Many people believe if you have a job in a tough economy, that you should stick with it no matter what your dissatisfaction may be. Others feel that life is too short to work at a job you don't love. If you're on a job interview and are still employed at your current job, a question that often comes up is "Why are you leaving?" The right answer prepared and rehearsed will help you place a positive spin on a tricky question.
Employers appreciate workers who thrive on new opportunities and challenges. Tell the interviewer that you have outgrown your responsibilities and are seeking more challenging work. If you feel stuck at a stagnate job that offers no opportunity for personal growth, be honest and express this sentiment. If you want to move up to a management level but are unable to in your current position, offer this as your motivation. Relocation to a new city is also a favorable response; if you move, you need to find employment. If a company restructures and is eliminating your position, this is not your fault, and is fine to give as a reason. If you are leaving your job because you are underpaid or need to make more money, employers won't fault a worker for seeking fair compensation. This is an acceptable response.
Don't give excuses why you can not perform your current duties, such as lack of child care, problems with your car or difficulty handling the hours. Don't tell the interviewer you hate the work. If the job interferes with your social life or cuts into the hours for your favorite hobbies, keep this excuse to yourself. It places nothing but a negative connotation on your personal work habits.
Stay positive about your current working conditions. Never bad mouth or speak of your current employer in a bad light. Don't speak negatively about your co-workers, clients, boss , or customers. Avoid using words such as "personal conflict," "personality clash" or excuses that will cast a dark shadow on your personal integrity, maturity or temperament. Using negative words will make you look vindictive and not a team player. Even if it's hard to do, smile and express the positive things you have enjoyed about your current position and employer.

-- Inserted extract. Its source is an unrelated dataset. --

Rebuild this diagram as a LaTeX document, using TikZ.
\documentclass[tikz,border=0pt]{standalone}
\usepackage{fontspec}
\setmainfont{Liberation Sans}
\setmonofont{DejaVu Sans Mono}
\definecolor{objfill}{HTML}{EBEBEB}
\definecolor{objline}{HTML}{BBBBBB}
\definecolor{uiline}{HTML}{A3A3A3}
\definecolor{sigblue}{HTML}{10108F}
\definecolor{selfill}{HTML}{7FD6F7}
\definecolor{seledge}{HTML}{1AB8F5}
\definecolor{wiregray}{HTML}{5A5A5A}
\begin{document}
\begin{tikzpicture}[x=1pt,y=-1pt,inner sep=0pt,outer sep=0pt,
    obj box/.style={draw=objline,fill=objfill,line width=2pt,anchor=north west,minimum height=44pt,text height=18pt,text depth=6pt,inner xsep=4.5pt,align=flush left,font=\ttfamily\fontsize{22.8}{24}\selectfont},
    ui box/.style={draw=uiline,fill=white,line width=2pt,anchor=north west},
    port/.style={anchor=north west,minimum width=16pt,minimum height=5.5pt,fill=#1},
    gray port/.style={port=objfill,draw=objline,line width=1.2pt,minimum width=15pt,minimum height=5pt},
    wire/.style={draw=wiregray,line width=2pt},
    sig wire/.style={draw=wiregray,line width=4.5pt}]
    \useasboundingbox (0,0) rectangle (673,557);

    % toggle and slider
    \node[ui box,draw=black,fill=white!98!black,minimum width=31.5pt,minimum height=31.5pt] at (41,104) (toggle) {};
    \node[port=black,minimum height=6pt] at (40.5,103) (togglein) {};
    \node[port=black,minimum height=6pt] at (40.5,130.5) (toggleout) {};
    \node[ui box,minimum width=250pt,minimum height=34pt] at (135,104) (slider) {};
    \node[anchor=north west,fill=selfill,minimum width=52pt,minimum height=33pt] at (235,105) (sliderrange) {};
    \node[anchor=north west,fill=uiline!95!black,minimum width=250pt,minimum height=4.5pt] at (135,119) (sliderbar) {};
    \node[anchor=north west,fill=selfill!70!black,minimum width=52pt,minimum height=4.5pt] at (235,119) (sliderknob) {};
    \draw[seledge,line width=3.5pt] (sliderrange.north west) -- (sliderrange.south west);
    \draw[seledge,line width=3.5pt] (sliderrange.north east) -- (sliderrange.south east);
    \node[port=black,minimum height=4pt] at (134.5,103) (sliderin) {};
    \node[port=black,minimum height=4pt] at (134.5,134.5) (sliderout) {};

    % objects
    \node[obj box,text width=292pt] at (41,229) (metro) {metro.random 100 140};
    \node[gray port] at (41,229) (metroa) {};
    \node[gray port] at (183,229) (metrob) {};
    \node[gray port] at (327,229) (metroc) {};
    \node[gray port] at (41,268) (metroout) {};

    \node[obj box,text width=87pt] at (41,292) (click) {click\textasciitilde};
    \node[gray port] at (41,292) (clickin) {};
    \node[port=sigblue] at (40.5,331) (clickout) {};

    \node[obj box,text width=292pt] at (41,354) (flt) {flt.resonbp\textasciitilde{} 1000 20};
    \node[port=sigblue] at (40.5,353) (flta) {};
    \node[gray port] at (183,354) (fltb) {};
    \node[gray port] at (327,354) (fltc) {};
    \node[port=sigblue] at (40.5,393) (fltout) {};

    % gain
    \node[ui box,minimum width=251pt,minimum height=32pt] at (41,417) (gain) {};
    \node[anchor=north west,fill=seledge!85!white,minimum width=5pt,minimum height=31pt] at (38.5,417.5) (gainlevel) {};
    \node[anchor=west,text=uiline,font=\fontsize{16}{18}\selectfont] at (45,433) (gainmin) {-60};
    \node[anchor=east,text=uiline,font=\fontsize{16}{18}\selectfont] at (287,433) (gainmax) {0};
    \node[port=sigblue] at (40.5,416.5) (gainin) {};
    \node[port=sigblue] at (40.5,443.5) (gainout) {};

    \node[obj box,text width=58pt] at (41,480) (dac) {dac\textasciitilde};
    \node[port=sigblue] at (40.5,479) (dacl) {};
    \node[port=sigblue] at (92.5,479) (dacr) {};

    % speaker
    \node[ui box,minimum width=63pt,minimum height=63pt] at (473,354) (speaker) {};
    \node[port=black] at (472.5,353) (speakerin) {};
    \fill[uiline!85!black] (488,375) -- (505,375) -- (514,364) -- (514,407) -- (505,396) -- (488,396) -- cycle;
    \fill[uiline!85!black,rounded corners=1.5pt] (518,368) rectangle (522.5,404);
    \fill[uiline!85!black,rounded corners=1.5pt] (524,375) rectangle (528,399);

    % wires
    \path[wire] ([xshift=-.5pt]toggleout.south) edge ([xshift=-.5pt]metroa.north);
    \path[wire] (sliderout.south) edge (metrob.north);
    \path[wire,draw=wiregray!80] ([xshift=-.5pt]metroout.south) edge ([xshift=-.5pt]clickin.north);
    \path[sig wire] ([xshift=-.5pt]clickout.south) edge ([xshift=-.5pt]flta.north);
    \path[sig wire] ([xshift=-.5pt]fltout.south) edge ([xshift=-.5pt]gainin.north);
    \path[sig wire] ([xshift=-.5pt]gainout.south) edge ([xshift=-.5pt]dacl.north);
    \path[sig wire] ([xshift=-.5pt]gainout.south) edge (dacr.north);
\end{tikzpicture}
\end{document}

It's possible you are interviewing with a potential employer and are not yet fully committed to leaving your current job. If so, don't be afraid to bring that up in the interview. It's perfectly acceptable to field your offers and see what's available to you. Because you are currently employed, you are in a better position than someone who is not. Don't lead the interviewer on or be coy or evasive. Speak truthfully about what you hope to find in a new job. Make your position even stronger by knowing as much as you can about the company you are interviewing with and how it is a great match for your skills and abilities.